Tomás Moulian, columnista.
El giro de la Iglesia Católica está marcado por una obsesión represiva y por un terrorismo moral. Sus caballos de batalla son la lucha contra el divorcio, contra los anticonceptivos, contra la aceptación de la diferencia sexual.
Por Tomás Moulián, sociólogo.

Hace años, podríamos hablar en forma metafórica de siglos, que Chile espera un remezón cultural. Ese terremoto consiste en eliminar o por lo menos limitar el poderío cultural de la Iglesia Católica y su moralina sexual.
Nadie puede desconocer el papel central de esa institución religiosa en la lucha contra la Dictadura y, desde mucho antes, en la sensibilización de la sociedad chilena hacia los temas de la solidaridad y de la justicia social.
El papel conservador de la Iglesia Católica y su colusión con los sectores oligárquicos empezó a debilitarse a fines de la década de los 30 del siglo pasado. Una serie de jóvenes inspirados en las encíclicas sociales, cuya punta de lanza fue la Rerum Novarum publicada en 1891 y la neo escolástica francesa, crearon un partido político de inspiración social cristiana. Después de una larga lucha de cerca de 20 años lograron conectarse con las evoluciones de la iglesia mundial y constituirse en una alternativa política válida para los católicos.
Es evidente que el rol entonces progresista de la Iglesia Católica fortaleció, en una sociedad que de manera creciente favorecía una política de cambios, su influencia cultural y política. En otras partes de América Latina, donde la Iglesia no jugó ese papel, como en Argentina, su significación es hoy día mucho menor.
Es palmario además que la vida bajo la Dictadura habría sido aún más terrible de lo que fue si una parte significativa de los obispos no hubieran tomado el camino de la defensa de los derechos humanos. El problema de hoy es que esa misma Iglesia ha dado un giro, el cual está marcado por una obsesión represiva. Sus caballos de batalla son la lucha contra el divorcio, contra los anticonceptivos, contra la aceptación de la diferencia sexual.
En su combate por imponer su moralidad sexual no trepida en usar las armas del terrorismo moral, tratando de crear la sensación de que la salud espiritual de Chile depende de que no se aprueba un divorcio liberal, de que no se usen anticonceptivos.

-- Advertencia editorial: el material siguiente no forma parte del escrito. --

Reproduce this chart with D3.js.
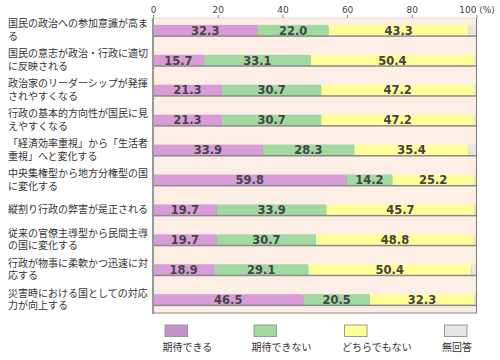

En realidad existe una profunda crisis moral de Chile, pero nada tiene que ver con los paseos de una colegiala desnuda ni con la permisividad sexual. Tiene mucho más que ver con la pérdida o, por lo menos, con el profundo deterioro de los valores de la solidaridad. Tiene mucho más que ver con el hecho que quienes dicen profesar una religión, en la cual el amor al prójimo debería traducirse en una práctica concreta, se ha convertido hoy en una religión que casi no habla de la injusticia social.
El desgarro espiritual de Chile en nada se relaciona con las presuntas políticas permisivas hacia la sexualidad y las prácticas disolventes de la familia que serían favorecidas por grupos liberales o relativistas. Las amenazas contra la familia y contra su rol indispensable de contención afectiva y de refugio provienen en realidad de la desigualdad, de la miseria extendida, de la incertidumbre ante la pérdida del empleo, de la imposibilidad de progresar pese al esfuerzo desplegado.
Da ira y pena ver a la Iglesia Católica perdiendo el tiempo en esas batallas absurdas. Esa primacía de la ética sexual represiva y conservadora pervierte la verdadera jerarquía de los bienes morales, cuestión que debería preocupar a la Iglesia.
El papel de esa institución religiosa debería estar colocado en otro lugar: en la crítica a la inhumanidad del sistema. La cultura burguesa imperante es antagónica con la cultura del catolicismo. Esta tiene su centro en las categorías de persona, de bien común, de justicia social, de solidaridad y amor al prójimo, mientras la otra tiene en su centro la competencia, el cálculo instrumental.
Mientras esto ocurre, la Iglesia se preocupa de reprimir y poner cortapisas a la libertad de los hombres de vivir libre y responsablemente su sexualidad.